Check confusion matrix of the model

In [None]:
plot_model(best, plot = 'confusion_matrix')

Check the importance of each feature

In [None]:
plot_model(best, plot = 'feature')

## Predict on the validation (test) set

Check results of predictions on cases never 'saw' before by the model.

In [None]:
test_prediction = predict_model(best, validation)
test_prediction.to_csv('validation_prediction.csv', index=False)
test_prediction

Check predictions

In [None]:
test_prediction = test_prediction.apply(pd.to_numeric)
test_prediction['comp'] = np.where(test_prediction['target'] == test_prediction['Label'], 'Correct', 'Incorrect')
test_prediction.groupby('comp').count()['Label']

## Analyze prediction on the validation (test) set

Accuracy on validation (test) set

In [None]:
validation_accuracy = test_prediction.groupby('comp').count()['Label'][0] / (test_prediction.groupby('comp').count()['Label'][0] + test_prediction.groupby('comp').count()['Label'][1])
print('validation_accuracy: ', validation_accuracy)

**The accuracy for validation (test) and training are almost the same, which is very good.

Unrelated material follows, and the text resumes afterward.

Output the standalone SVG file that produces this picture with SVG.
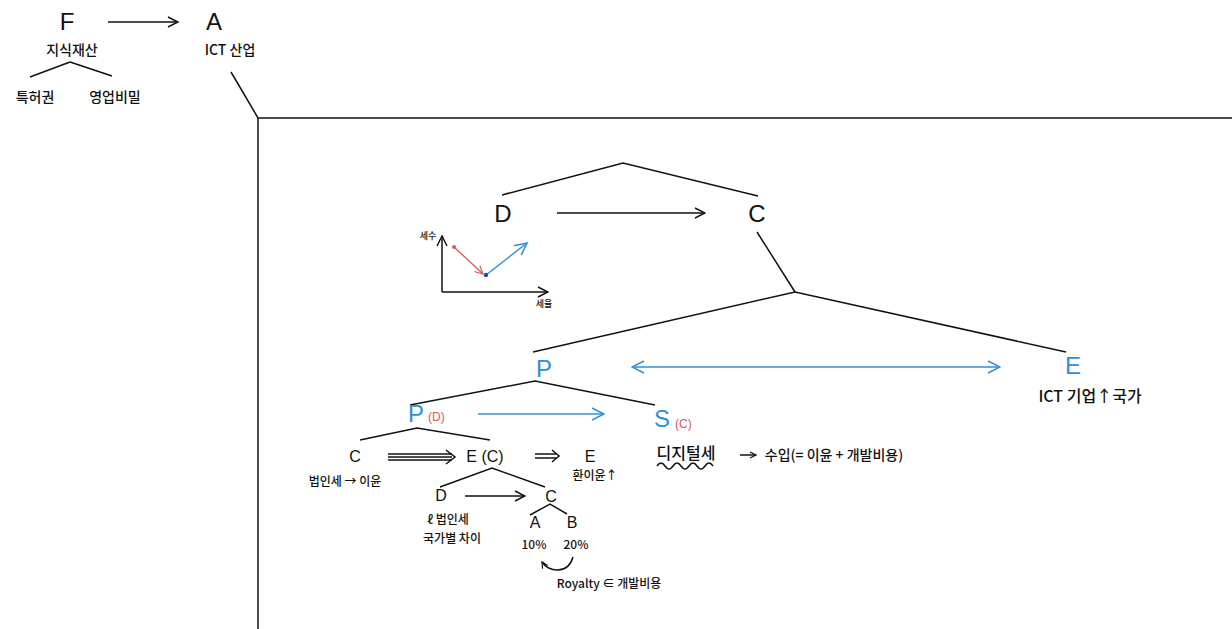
<svg xmlns="http://www.w3.org/2000/svg" width="1232" height="629" viewBox="0 0 1232 629">
<defs>
<marker id="chev" viewBox="0 0 12 12" refX="11" refY="6" markerWidth="12" markerHeight="12" markerUnits="userSpaceOnUse" orient="auto-start-reverse">
<path d="M1,1 L11,6 L1,11" fill="none" stroke="#111" stroke-width="1.4"/>
</marker>
<marker id="chevB" viewBox="0 0 14 14" refX="13" refY="7" markerWidth="14" markerHeight="14" markerUnits="userSpaceOnUse" orient="auto-start-reverse">
<path d="M1,1 L13,7 L1,13" fill="none" stroke="#2f8fd6" stroke-width="1.5"/>
</marker>
<marker id="chevR" viewBox="0 0 10 10" refX="9" refY="5" markerWidth="10" markerHeight="10" markerUnits="userSpaceOnUse" orient="auto">
<path d="M1,1 L9,5 L1,9" fill="none" stroke="#d9575a" stroke-width="1.2"/>
</marker>
<marker id="chevS" viewBox="0 0 8 8" refX="7" refY="4" markerWidth="8" markerHeight="8" markerUnits="userSpaceOnUse" orient="auto">
<path d="M1,1 L7,4 L1,7" fill="none" stroke="#111" stroke-width="1.2"/>
</marker>
</defs>
<style>
.t{font-family:"Noto Sans CJK KR","Liberation Sans",sans-serif;fill:#111;text-anchor:middle;font-weight:500}
.big{font-family:"Liberation Sans","Noto Sans CJK KR",sans-serif;font-size:24px;fill:#111;text-anchor:middle}
.mid{font-family:"Liberation Sans","Noto Sans CJK KR",sans-serif;font-size:16px;fill:#111;text-anchor:middle}
.blue{fill:#2f8fd6}
.red{fill:#d9575a;font-family:"Liberation Sans",sans-serif;text-anchor:start}
.k{font-size:14px}
.ln{stroke:#111;stroke-width:1.5;fill:none}
.lnb{stroke:#2f8fd6;stroke-width:1.5;fill:none}
</style>
<rect width="1232" height="629" fill="#fff"/>

<g id="connectors">
<line class="ln" x1="108" y1="22" x2="178" y2="22" marker-end="url(#chev)"/>
<line class="ln" x1="70" y1="62" x2="30" y2="77"/>
<line class="ln" x1="70" y1="62" x2="112" y2="76"/>
<line class="ln" x1="231" y1="72" x2="258" y2="118"/>
<path class="ln" d="M258,629 L258,118 L1232,118"/>
<path class="ln" d="M502,195 L623,163 L758,196"/>
<line class="ln" x1="557" y1="213" x2="705" y2="213" marker-end="url(#chev)"/>
<path class="ln" d="M757,232 L795,292"/>
<path class="ln" d="M533,352 L795,292 L1066,352"/>
<line class="lnb" x1="632" y1="367" x2="1000" y2="367" marker-start="url(#chevB)" marker-end="url(#chevB)"/>
<path class="ln" d="M410,405 L535,381 L655,405"/>
<line class="lnb" x1="478" y1="414" x2="604" y2="414" marker-end="url(#chevB)"/>
<path class="ln" d="M360,440 L417,428 L490,440"/>
<g class="ln">
<line x1="388" y1="454" x2="452" y2="454"/>
<line x1="388" y1="457" x2="452" y2="457"/>
<line x1="388" y1="460" x2="452" y2="460"/>
<path d="M446,450 L455,457 L446,464"/>
</g>
<g class="ln">
<line x1="535" y1="454" x2="556" y2="454"/>
<line x1="535" y1="458" x2="556" y2="458"/>
<path d="M552,450 L559,456 L552,462"/>
</g>
<path class="ln" d="M440,487 L492,468 L545,487"/>
<line class="ln" x1="465" y1="496" x2="525" y2="496" marker-end="url(#chev)"/>
<path class="ln" d="M530,515 L550,504 L567,514"/>
<path class="ln" d="M573,557 C568,575 548,572 542,562" marker-end="url(#chevS)"/>
<path class="ln" d="M657,466 q4,-6 8,0 t8,0 t8,0 t8,0 t8,0 t8,0 t8,0"/>
<line class="ln" x1="740" y1="455" x2="756" y2="455" marker-end="url(#chevS)"/>
</g>

<g id="graph">
<line class="ln" x1="442" y1="292" x2="442" y2="236" marker-end="url(#chev)"/>
<line class="ln" x1="442" y1="292" x2="548" y2="292" marker-end="url(#chev)"/>
<line x1="454" y1="247" x2="483" y2="274" stroke="#d9575a" stroke-width="1.3" marker-end="url(#chevR)"/>
<line x1="486" y1="275" x2="527" y2="243" stroke="#2f8fd6" stroke-width="1.4" marker-end="url(#chevB)"/>
<circle cx="454" cy="247" r="2" fill="#d9575a"/>
<circle cx="486" cy="275" r="2.2" fill="#1d4fb8"/>
<text class="t" x="428" y="239" font-size="9">세수</text>
<text class="t" x="544" y="307" font-size="9">세율</text>
</g>

<g id="node-F"><text class="big" x="67" y="30">F</text><text class="t k" x="72" y="55">지식재산</text></g>
<g id="node-patent"><text class="t k" x="35" y="102">특허권</text></g>
<g id="node-secret"><text class="t k" x="115" y="102">영업비밀</text></g>
<g id="node-A"><text class="big" x="214" y="30">A</text><text class="t k" x="230" y="55">ICT 산업</text></g>
<g id="node-D"><text class="big" x="503" y="222">D</text></g>
<g id="node-C"><text class="big" x="757" y="222">C</text></g>
<g id="node-P"><text class="big blue" x="544" y="377" font-size="32">P</text></g>
<g id="node-E"><text class="big blue" x="1073" y="374">E</text><text class="t" x="1090" y="402" font-size="16">ICT 기업↑국가</text></g>
<g id="node-PD"><text class="big blue" x="416" y="422" font-size="26">P</text><text class="red" x="428" y="421" font-size="12">(D)</text></g>
<g id="node-SC"><text class="big blue" x="662" y="427">S</text><text class="red" x="675" y="428" font-size="12">(C)</text></g>
<g id="node-digital"><text class="t" x="686" y="459" font-size="16">디지털세</text><text class="t" x="834" y="460" font-size="14">수입(= 이윤 + 개발비용)</text></g>
<g id="node-C2"><text class="mid" x="355" y="462">C</text><text class="t" x="345" y="486" font-size="12">법인세 → 이윤</text></g>
<g id="node-EC"><text class="mid" x="485" y="462">E (C)</text></g>
<g id="node-E2"><text class="mid" x="590" y="462">E</text><text class="t" x="595" y="480" font-size="12">환이윤↑</text></g>
<g id="node-D2"><text class="mid" x="441" y="501">D</text><text class="t" x="448" y="524" font-size="12">ℓ 법인세</text><text class="t" x="452" y="543" font-size="12">국가별 차이</text></g>
<g id="node-C3"><text class="mid" x="551" y="502">C</text></g>
<g id="node-A2"><text class="mid" x="535" y="528">A</text><text class="t" x="534" y="549" font-size="12">10%</text></g>
<g id="node-B2"><text class="mid" x="572" y="528">B</text><text class="t" x="576" y="549" font-size="12">20%</text></g>
<g id="node-royalty"><text class="t" x="609" y="588" font-size="12">Royalty ∈ 개발비용</text></g>
</svg>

It demonstrates that the model have ability to generalize, and it is not overfited.**

Confusion matrix for validation (test) set

In [None]:
from sklearn.metrics import confusion_matrix

y_actu = test_prediction['target']
y_pred = test_prediction['Label']

cm = confusion_matrix(y_actu, y_pred)

import seaborn as sn
sn.heatmap(cm, cmap="Blues", annot=True,annot_kws={"size": 16})

## Conclusion

**The validation accuracy is:**

In [None]:
print('validation_accuracy: ', validation_accuracy)

Check the file *validation_prediction.csv* in the output folder. Enjoy!